Tatkala manusia hidup di masa terputusnya risalah kenabian, mereka berfilsafat, mencari siapa Tuhan dan hakekatnya.
Nabi Ibrahim ‘alaihissalam juga mencari Tuhan ketika kaumnya menyembah dewa-dewa ( berhala ), dan beliau berfilsafat bahwa ia tidak mau bertuhankan matahari yang lenyap cahayanya di malam hari, dan bulan yang lenyap cahayanya di siang hari.
Beliau tidak bersalah dengan filsafatnya, dan akhirnya Allah tunjukan jalan baginya untuk mengetahui diri-Nya, Tuhan Alam Semesta.
Sejarah mencatat agama Taoisme yang dibawa oleh Law Tse adalah agama filsafat.
Dia mengakui penguasa alam semesta itu ada.
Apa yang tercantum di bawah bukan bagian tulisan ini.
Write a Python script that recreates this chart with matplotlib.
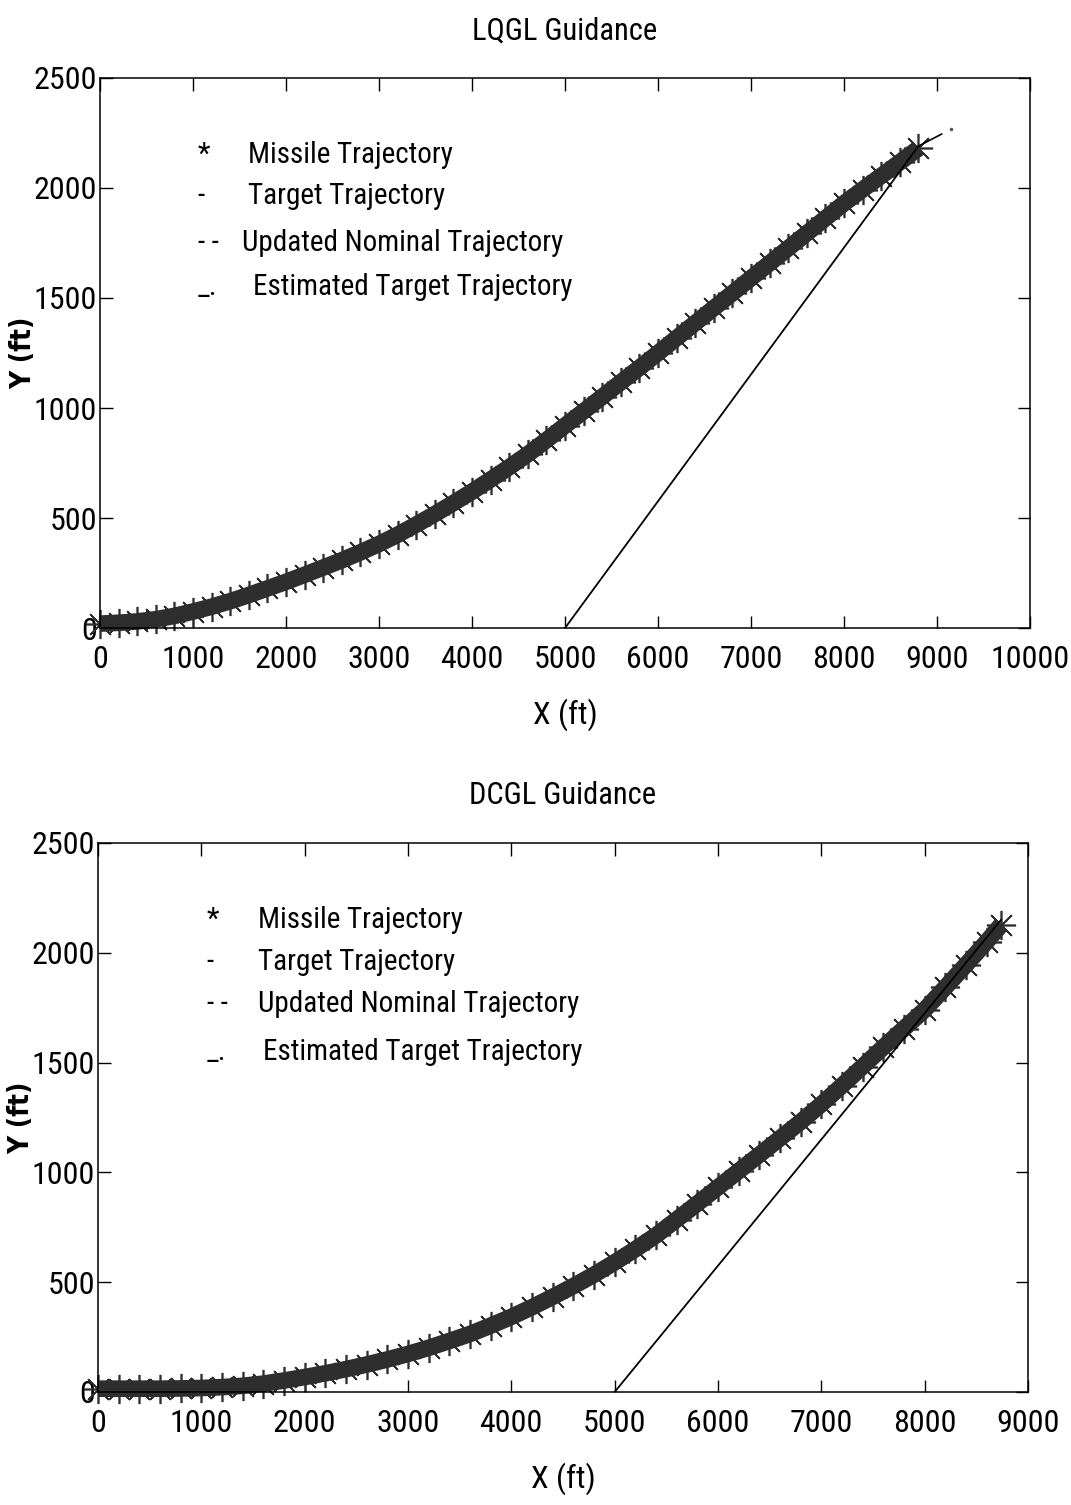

Ketika ditanya oleh muridnya, penguasa alam semesta itu siapa namanya, dia menjawab ; ” Kita tidak tahu nama-Nya kalau Dia tidak ngasih tahu “.
Kong Hu Chu juga adalah ajaran dari filsafat.
Dan Budha Sidartha Gautama juga demikian, dan hanya saja filsafatnya dijadikan agama oleh orang-orang kemudian hari.
Jadi filsafat itu bukan pertama muncul di Yunani tapi ada di seluruh dunia, karena filsafat itu adalah akal budi manusia.
Hanya saja di dalam agama Islam akal budi bukan yang tertinggi, akal budi tetap bersifat lemah, yang tertinggi adalah wahyu Allah.
Oleh karena itu Rasulullah shalallahu ‘alaihi wasallam bersabda ; ” Kamu tidak dipandang beriman sampai nafsumu tunduk kepada risalah yang kubawa”
Apa itu nafsu ?
Akal budi bila dituhankan itu adalah nasfu.
Akal budi tidak akan mampu menjangkau alam malakut, terlebih pula zat Allah yang Maha Tinggi dan Maha Ghaib.
Alam malakut, alam ruh, lapisan langit tertinggi dan Sidratul Muntaha saja adalah telalu transenden untuk dijangkau oleh akal manusia, apalagi zat Allah.
Oleh karena itu filsafat tidak dapat menentukan aqidah Islam.
Filsafat hanya cara berpikir serius dan mendalam, dalam mencari hakekat terhadap sesuatu, namun kedudukan nya tetap di bawah wahyu.